Write each line of the material exactly as given, from the top through the line that contains "import pandas as pd", and omit all pictures.

>> start

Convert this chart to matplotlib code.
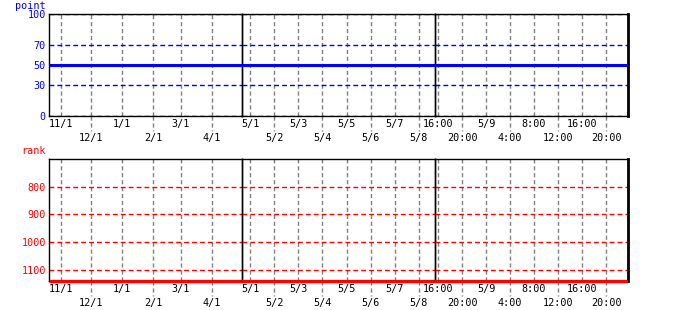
import matplotlib
matplotlib.use("Agg")
import matplotlib.pyplot as plt
import matplotlib.dates as mdates
import matplotlib.transforms as mtransforms
import pandas as pd

# ---------------- data ----------------
point_times = ["2022-10-20 00:00", "2023-05-09 23:40"]
point_values = [50, 50]
rank_times = ["2022-10-20 00:00", "2023-05-09 23:40"]
rank_values = [1140, 1140]

point_yticks = [0, 30, 50, 70, 100]
rank_yticks = [800, 900, 1000, 1100]

section_starts = ["2022-10-20 00:00", "2023-04-30 16:00", "2023-05-08 15:28"]
section_ends = ["2023-05-01 00:00", "2023-05-08 16:00", "2023-05-09 23:40"]

row1_ticks = [
    ["2022-11-01", "2023-01-01", "2023-03-01"],
    ["2023-05-01", "2023-05-03", "2023-05-05", "2023-05-07"],
    ["2023-05-08 16:00", "2023-05-09 00:00", "2023-05-09 08:00", "2023-05-09 16:00"],
]
row2_ticks = [
    ["2022-12-01", "2023-02-01", "2023-04-01"],
    ["2023-05-02", "2023-05-04", "2023-05-06", "2023-05-08"],
    ["2023-05-08 20:00", "2023-05-09 04:00", "2023-05-09 12:00", "2023-05-09 20:00"],
]

# ---------------- style ----------------
FW, FH = 676, 310
BLUE = "#0000ff"
RED = "#ff0000"
GRAY = "#808080"
FONT = "DejaVu Sans Mono"
FS = 7

plt.rcParams["font.family"] = FONT
plt.rcParams["font.size"] = FS


def d2n(s):
    return mdates.date2num(pd.Timestamp(s).to_pydatetime())


def fmt(x, hourly=False):
    d = mdates.num2date(x)
    if hourly and not (d.hour == 0 and d.minute == 0):
        return f"{d.hour}:{d.minute:02d}"
    return f"{d.month}/{d.day}"


fig = plt.figure(figsize=(FW / 100, FH / 100), dpi=100)

left_px, sec_w_px = 49, 193
rows = [
    dict(top=14, bottom=116, times=point_times, vals=point_values, ylim=(0, 100),
         yticks=point_yticks, color=BLUE, lw=2.2, label="point", label_y=6),
    dict(top=159, bottom=281, times=rank_times, vals=rank_values, ylim=(1140, 700),
         yticks=rank_yticks, color=RED, lw=2.4, label="rank", label_y=150.5),
]

for row in rows:
    h_px = row["bottom"] - row["top"]
    for s in range(3):
        ax = fig.add_axes([(left_px + s * sec_w_px) / FW, 1 - row["bottom"] / FH,
                           sec_w_px / FW, h_px / FH])
        x = [d2n(t) for t in row["times"]]
        line, = ax.plot(x, row["vals"], color=row["color"], lw=row["lw"],
                        solid_capstyle="butt", zorder=5)
        clip = mtransforms.TransformedBbox(
            mtransforms.Bbox([[0, -0.1], [1, 1.1]]), ax.transAxes)
        line.set_clip_box(clip)
        ax.set_xlim(d2n(section_starts[s]), d2n(section_ends[s]))
        ax.set_ylim(*row["ylim"])

        # y grid
        ax.set_yticks(row["yticks"])
        for yv in row["yticks"]:
            ax.axhline(yv, color=row["color"], lw=1.0, dashes=(3.5, 2.2), zorder=2)
        ax.tick_params(axis="y", length=0, pad=2.2, colors=row["color"], labelsize=FS + 0.3)
        if s > 0:
            ax.tick_params(axis="y", labelleft=False)

        # x ticks (two rows)
        hourly = (s == 2)
        maj = [d2n(t) for t in row1_ticks[s]]
        mnr = [d2n(t) for t in row2_ticks[s]]
        ax.set_xticks(maj)
        ax.set_xticks(mnr, minor=True)
        ax.set_xticklabels([fmt(v, hourly=hourly) for v in maj])
        ax.set_xticklabels([fmt(v, hourly=hourly) for v in mnr], minor=True)
        ax.tick_params(axis="x", which="major", length=0, pad=2.5, labelsize=FS + 0.3)
        ax.tick_params(axis="x", which="minor", length=0, pad=12, labelsize=FS + 0.3)
        for v in maj + mnr:
            ax.axvline(v, color=GRAY, lw=1.0, dashes=(3, 2), zorder=1)
        trans = mtransforms.blended_transform_factory(ax.transData, ax.transAxes)
        ext = 14.5 / h_px
        for v in mnr:
            ax.plot([v, v], [0, -ext], transform=trans, color=GRAY, lw=1.0,
                    dashes=(3, 2), clip_on=False)

        for sp in ax.spines.values():
            sp.set_color("black")
            sp.set_linewidth(1.0)
        if s == 2:
            ax.spines["right"].set_linewidth(2.0)
        ax.set_facecolor("none")

    fig.text(46 / FW, 1 - row["label_y"] / FH, row["label"], ha="right", va="center",
             color=row["color"], fontsize=FS + 0.3)

fig.savefig("out.png", dpi=100)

>> end

Final answer
Convert this chart to matplotlib code.
import matplotlib
matplotlib.use("Agg")
import matplotlib.pyplot as plt
import matplotlib.dates as mdates
import matplotlib.transforms as mtransforms
import pandas as pd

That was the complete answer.